Horta says Gulf crisis is warning for Timor LNG plant
East Timor's president Wednesday warned the Gulf of Mexico oil disaster highlighted safety fears over plans for an offshore gas plant and urged joint venture partners to agree to build it on land.
Jose Ramos-Horta used his first state visit to Australia to press Dili's case that gas from the Greater Sunrise field should be processed in East Timor, rather than on a floating plant as preferred by lead partner Woodside Petroleum.
He said a pipeline feeding a liquefied natural gas plant in East Timor would bring clear economic benefits for his impoverished country and was a safer option, especially as the Deepwater Horizon oil crisis unfolds off America.
"The concern about the floating option is it is untested technology while the pipeline has been there for decades," Ramos-Horta told a joint news conference with Australia's Prime Minister Kevin Rudd.
"In view of the complexity and the delicate nature of dealing with oil and gas exploration, as we see in the Gulf of Mexico, we have to take all these things into consideration -- safety as well as commercial viability."
Woodside has said a floating gas plant could save the Greater Sunrise joint venture five billion dollars (4.2 billion US), warning that Dili's preference for an onshore facility carried "significant" risks.
But Ramos-Horta said he did not believe the Timorese option was as expensive as alleged, and that Woodside's claim was yet to be analysed.
"I don't support a pipeline coming into Timor Leste (East Timor) out of patriotic duty.
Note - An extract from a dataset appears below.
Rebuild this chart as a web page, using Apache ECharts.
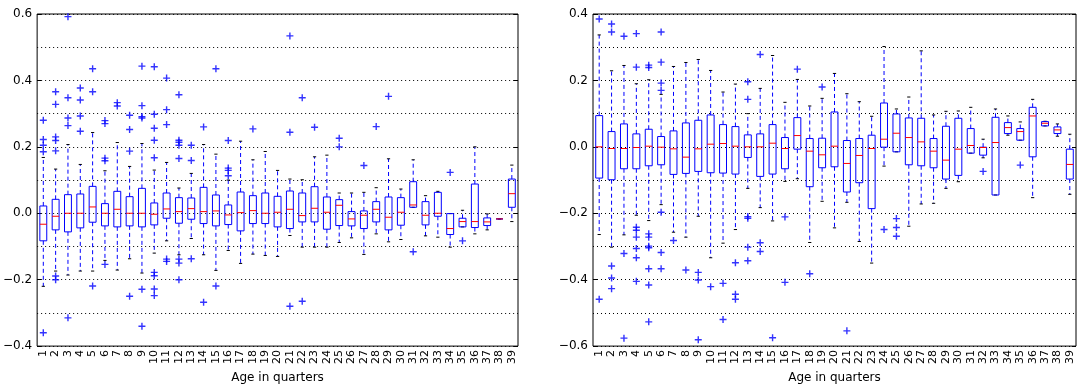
<!DOCTYPE html>
<html>
<head>
<meta charset="utf-8">
<script src="https://cdn.jsdelivr.net/npm/echarts@6/dist/echarts.min.js"></script>
<style>
  html, body { margin: 0; padding: 0; background: #fff; }
  #main { width: 1078px; height: 389px; }
</style>
</head>
<body>
<div id="main"></div>
<script>
// age categories 1..39
const ages = ['1','2','3','4','5','6','7','8','9','10','11','12','13','14','15','16','17','18','19','20',
  '21','22','23','24','25','26','27','28','29','30','31','32','33','34','35','36','37','38','39'];

// [lower whisker, q1, median, q3, upper whisker] per age
const leftBoxes = [
  [-0.220, -0.083, -0.033, 0.022, 0.168],
  [-0.174, -0.050, -0.009, 0.042, 0.133],
  [-0.186, -0.056, 0.000, 0.056, 0.207],
  [-0.174, -0.044, 0.000, 0.058, 0.147],
  [-0.174, -0.027, 0.019, 0.081, 0.243],
  [-0.142, -0.038, 0.000, 0.029, 0.128],
  [-0.171, -0.041, 0.012, 0.066, 0.213],
  [-0.137, -0.038, 0.000, 0.050, 0.141],
  [-0.180, -0.041, 0.000, 0.075, 0.210],
  [-0.120, -0.035, -0.003, 0.031, 0.130],
  [-0.083, -0.015, 0.013, 0.061, 0.153],
  [-0.125, -0.030, 0.005, 0.047, 0.076],
  [-0.076, -0.018, 0.014, 0.046, 0.120],
  [-0.125, -0.031, 0.005, 0.078, 0.207],
  [-0.172, -0.038, 0.007, 0.055, 0.178],
  [-0.112, -0.034, -0.005, 0.025, 0.100],
  [-0.151, -0.053, 0.002, 0.064, 0.217],
  [-0.123, -0.031, 0.008, 0.053, 0.161],
  [-0.127, -0.031, 0.000, 0.061, 0.186],
  [-0.130, -0.041, 0.003, 0.051, 0.129],
  [-0.067, -0.046, 0.012, 0.067, 0.103],
  [-0.102, -0.026, -0.007, 0.061, 0.101],
  [-0.102, -0.026, 0.015, 0.080, 0.170],
  [-0.102, -0.048, 0.003, 0.049, 0.175],
  [-0.088, -0.037, 0.024, 0.041, 0.061],
  [-0.074, -0.038, -0.017, 0.005, 0.061],
  [-0.124, -0.046, -0.006, 0.007, 0.063],
  [-0.062, -0.026, 0.012, 0.035, 0.077],
  [-0.086, -0.050, -0.012, 0.049, 0.164],
  [-0.079, -0.036, 0.003, 0.047, 0.073],
  [0.018, 0.018, 0.025, 0.095, 0.161],
  [-0.068, -0.035, -0.006, 0.035, 0.053],
  [-0.072, -0.009, 0.000, 0.063, 0.066],
  [-0.102, -0.064, -0.046, -0.001, -0.001],
  [-0.041, -0.041, -0.025, -0.015, 0.009],
  [-0.062, -0.043, -0.025, 0.088, 0.200],
  [-0.050, -0.037, -0.026, -0.014, -0.002],
  [-0.017, -0.017, -0.017, -0.017, -0.017],
  [-0.025, 0.018, 0.059, 0.103, 0.145]
];

// outliers: [age index, value]
const leftFliers = [
  [0, 0.280], [0, 0.222], [0, 0.205], [0, 0.185], [0, -0.360],
  [1, 0.366], [1, 0.328], [1, 0.230], [1, 0.219], [1, 0.188], [1, -0.189], [1, -0.200],
  [2, 0.592], [2, 0.348], [2, 0.287], [2, 0.264], [2, -0.315],
  [3, 0.377], [3, 0.341], [3, 0.293], [3, 0.247],
  [4, 0.435], [4, 0.366], [4, -0.219],
  [5, 0.279], [5, 0.270], [5, 0.166], [5, 0.158], [5, -0.154],
  [6, 0.333], [6, 0.323],
  [7, 0.295], [7, 0.252], [7, 0.187], [7, -0.250],
  [8, 0.443], [8, 0.324], [8, 0.291], [8, 0.287], [8, -0.229], [8, -0.340],
  [9, 0.441], [9, 0.298], [9, 0.256], [9, 0.220], [9, 0.167], [9, -0.178], [9, -0.188], [9, -0.228], [9, -0.248],
  [10, 0.407], [10, 0.312], [10, 0.267], [10, -0.138], [10, -0.145],
  [11, 0.357], [11, 0.220], [11, 0.214], [11, 0.205], [11, 0.165], [11, -0.138], [11, -0.150], [11, -0.200],
  [12, 0.205], [12, 0.159], [12, -0.137],
  [13, 0.260], [13, -0.268],
  [14, 0.435], [14, -0.219],
  [15, 0.219], [15, 0.136], [15, 0.129], [15, 0.113],
  [17, 0.254],
  [20, 0.534], [20, 0.244], [20, -0.280],
  [21, 0.348], [21, -0.265],
  [22, 0.259],
  [24, 0.226], [24, 0.200],
  [26, 0.144],
  [27, 0.261],
  [28, 0.352],
  [30, -0.116],
  [33, 0.123],
  [34, -0.083]
];

const rightBoxes = [
  [-0.264, -0.094, 0.000, 0.094, 0.337],
  [-0.302, -0.099, -0.005, 0.046, 0.229],
  [-0.265, -0.066, -0.005, 0.069, 0.245],
  [-0.206, -0.066, -0.002, 0.039, 0.190],
  [-0.222, -0.057, 0.002, 0.053, 0.202],
  [-0.174, -0.054, -0.001, 0.031, 0.158],
  [-0.257, -0.083, -0.006, 0.048, 0.242],
  [-0.272, -0.080, -0.031, 0.072, 0.254],
  [-0.209, -0.074, -0.006, 0.080, 0.263],
  [-0.334, -0.078, 0.008, 0.096, 0.230],
  [-0.290, -0.079, 0.010, 0.067, 0.165],
  [-0.249, -0.082, 0.002, 0.061, 0.189],
  [-0.125, -0.032, 0.000, 0.036, 0.100],
  [-0.183, -0.089, 0.000, 0.039, 0.176],
  [-0.223, -0.082, 0.011, 0.067, 0.275],
  [-0.104, -0.066, -0.005, 0.028, 0.134],
  [-0.096, -0.007, 0.034, 0.088, 0.203],
  [-0.288, -0.120, -0.013, 0.025, 0.123],
  [-0.164, -0.063, -0.024, 0.026, 0.146],
  [-0.244, -0.060, 0.002, 0.105, 0.221],
  [-0.167, -0.136, -0.050, 0.019, 0.160],
  [-0.285, -0.108, -0.026, 0.025, 0.136],
  [-0.350, -0.186, -0.005, 0.035, 0.092],
  [-0.058, -0.001, 0.023, 0.132, 0.302],
  [-0.015, -0.015, 0.041, 0.099, 0.114],
  [-0.239, -0.054, 0.028, 0.087, 0.150],
  [-0.172, -0.057, 0.015, 0.086, 0.289],
  [-0.170, -0.063, -0.013, 0.025, 0.096],
  [-0.125, -0.097, -0.040, 0.062, 0.107],
  [-0.105, -0.086, -0.007, 0.086, 0.108],
  [-0.019, -0.019, 0.004, 0.055, 0.119],
  [-0.033, -0.025, -0.002, -0.001, 0.023],
  [-0.145, -0.145, 0.013, 0.089, 0.114],
  [0.035, 0.040, 0.058, 0.073, 0.093],
  [0.020, 0.020, 0.046, 0.055, 0.075],
  [-0.153, -0.030, 0.093, 0.119, 0.143],
  [0.063, 0.063, 0.071, 0.076, 0.077],
  [0.032, 0.040, 0.051, 0.060, 0.069],
  [-0.143, -0.097, -0.053, -0.007, 0.038]
];

const rightFliers = [
  [0, 0.385], [0, -0.459],
  [1, 0.370], [1, 0.346], [1, -0.359], [1, -0.395], [1, -0.427],
  [2, 0.333], [2, -0.321], [2, -0.576],
  [3, 0.341], [3, 0.240], [3, -0.242], [3, -0.251], [3, -0.272], [3, -0.306], [3, -0.334], [3, -0.405],
  [4, 0.246], [4, 0.239], [4, -0.262], [4, -0.272], [4, -0.299], [4, -0.304], [4, -0.367], [4, -0.416], [4, -0.527],
  [5, 0.346], [5, 0.255], [5, 0.192], [5, 0.170], [5, -0.197], [5, -0.318], [5, -0.367],
  [6, -0.282],
  [7, -0.371],
  [8, -0.378], [8, -0.401], [8, -0.581],
  [9, -0.421],
  [10, -0.411], [10, -0.520],
  [11, -0.349], [11, -0.444], [11, -0.459],
  [12, 0.196], [12, 0.143], [12, -0.210], [12, -0.215], [12, -0.302], [12, -0.343],
  [13, 0.278], [13, -0.289], [13, -0.315],
  [14, -0.575],
  [15, -0.211], [15, -0.408],
  [16, 0.234],
  [17, -0.382],
  [18, 0.180],
  [20, -0.554],
  [23, -0.249],
  [24, -0.216], [24, -0.243], [24, -0.269],
  [31, -0.074],
  [34, -0.055]
];

const leftRange = [-0.4, 0.6];
const rightRange = [-0.6, 0.4];

(function() {
    let chart = echarts.init(document.getElementById('main'), null, {renderer: 'canvas'});
    let font = 'DejaVu Sans';
    let blue = '#0000ff';
    let plus = 'path://M4,0H6V4H10V6H6V10H4V6H0V4H4Z';

    function fmt(v) {
        if (Math.abs(v) < 1e-9) return '0.0';
        return (v < 0 ? '\u2212' : '') + Math.abs(v).toFixed(1);
    }

    // box, dashed whiskers, black caps, red median
    function renderBox(params, api) {
        let i = api.value(0);
        let bw = api.size([1, 0])[0];
        let x = api.coord([i, 0])[0];
        let yLow = api.coord([i, api.value(1)])[1];
        let yQ1 = api.coord([i, api.value(2)])[1];
        let yMed = api.coord([i, api.value(3)])[1];
        let yQ3 = api.coord([i, api.value(4)])[1];
        let yHigh = api.coord([i, api.value(5)])[1];
        let hb = bw * 0.28, hc = bw * 0.13;
        let dash = {stroke: blue, lineWidth: 1, lineDash: [4, 3]};
        let solid = function(c) { return {stroke: c, lineWidth: 1}; };
        return {
            type: 'group',
            children: [
                {type: 'line', shape: {x1: x, y1: yQ3, x2: x, y2: yHigh}, style: dash},
                {type: 'line', shape: {x1: x, y1: yQ1, x2: x, y2: yLow}, style: dash},
                {type: 'line', shape: {x1: x - hc, y1: yHigh, x2: x + hc, y2: yHigh}, style: solid('#000')},
                {type: 'line', shape: {x1: x - hc, y1: yLow, x2: x + hc, y2: yLow}, style: solid('#000')},
                {type: 'rect', shape: {x: x - hb, y: yQ3, width: hb * 2, height: yQ1 - yQ3},
                    style: {fill: 'none', stroke: blue, lineWidth: 1}},
                {type: 'line', shape: {x1: x - hb, y1: yMed, x2: x + hb, y2: yMed}, style: solid('#ff0000')}
            ]
        };
    }

    function gridOpt(left) {
        return {left: left, top: 14, width: 483, height: 340, show: true,
            borderColor: '#000', borderWidth: 1, backgroundColor: 'transparent'};
    }

    function xAxes(g) {
        return [{
            type: 'category', gridIndex: g, data: ages, position: 'bottom',
            name: 'Age in quarters', nameLocation: 'middle', nameGap: 24,
            nameTextStyle: {fontFamily: font, fontSize: 12, color: '#000'},
            axisLine: {show: false},
            axisTick: {inside: true, alignWithLabel: true, length: 4, lineStyle: {color: '#000'}},
            axisLabel: {rotate: 90, fontFamily: font, fontSize: 11, color: '#000', margin: 4, interval: 0},
            splitLine: {show: false}
        }, {
            type: 'category', gridIndex: g, data: ages, position: 'top',
            axisLine: {show: false},
            axisTick: {inside: true, alignWithLabel: true, length: 4, lineStyle: {color: '#000'}},
            axisLabel: {show: false},
            splitLine: {show: false}
        }];
    }

    function yAxes(g, range) {
        let dots = {color: '#000', width: 1, type: [1, 3]};
        return [{
            type: 'value', gridIndex: g, min: range[0], max: range[1], interval: 0.2, position: 'left',
            axisLine: {show: false},
            axisTick: {show: true, inside: true, length: 4, lineStyle: {color: '#000'}},
            axisLabel: {fontFamily: font, fontSize: 12, color: '#000', margin: 5, formatter: fmt},
            splitLine: {show: true, lineStyle: dots},
            minorTick: {show: false, splitNumber: 2},
            minorSplitLine: {show: true, lineStyle: dots}
        }, {
            type: 'value', gridIndex: g, min: range[0], max: range[1], interval: 0.2, position: 'right',
            axisLine: {show: false},
            axisTick: {show: true, inside: true, length: 4, lineStyle: {color: '#000'}},
            axisLabel: {show: false},
            splitLine: {show: false}
        }];
    }

    function boxSeries(boxes, g) {
        return {
            type: 'custom', xAxisIndex: g * 2, yAxisIndex: g * 2,
            renderItem: renderBox,
            encode: {x: 0, y: [1, 2, 3, 4, 5]},
            data: boxes.map(function(b, i) { return [i].concat(b); }),
            z: 3
        };
    }

    function flierSeries(fliers, g) {
        return {
            type: 'scatter', xAxisIndex: g * 2, yAxisIndex: g * 2,
            symbol: plus, symbolSize: 7,
            itemStyle: {color: blue},
            data: fliers,
            z: 4
        };
    }

    let option = {
        animation: false,
        backgroundColor: '#fff',
        grid: [gridOpt(35), gridOpt(593)],
        xAxis: xAxes(0).concat(xAxes(1)),
        yAxis: yAxes(0, leftRange).concat(yAxes(1, rightRange)),
        series: [
            boxSeries(leftBoxes, 0), flierSeries(leftFliers, 0),
            boxSeries(rightBoxes, 1), flierSeries(rightFliers, 1)
        ]
    };
    chart.setOption(option);
})();
</script>
</body>
</html>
I want to see what the real benefits to Timor Leste (are) against the cost of it," he said.
The project straddles Australia's maritime borders with its tiny northern neighbour, and East Timor agreed to split projected multi-billion dollar revenues 50-50 after a territorial dispute.
Rudd said Australia didn't support "any particular location for the processing of this LNG" and saw it as a matter to be resolved between Dili and the consortium -- Woodside, ConocoPhillips, Shell and Osaka Gas.
Ramos-Horta said he was confident his government would agree on the "best possible option".
"Let's sit down to scrutinise every item of cost of the various options and see what makes real commercial sense for all of us: for Australia as a country that owns part of the Greater Sunrise resource, for Timor Leste and for those who put in the pipeline," he said.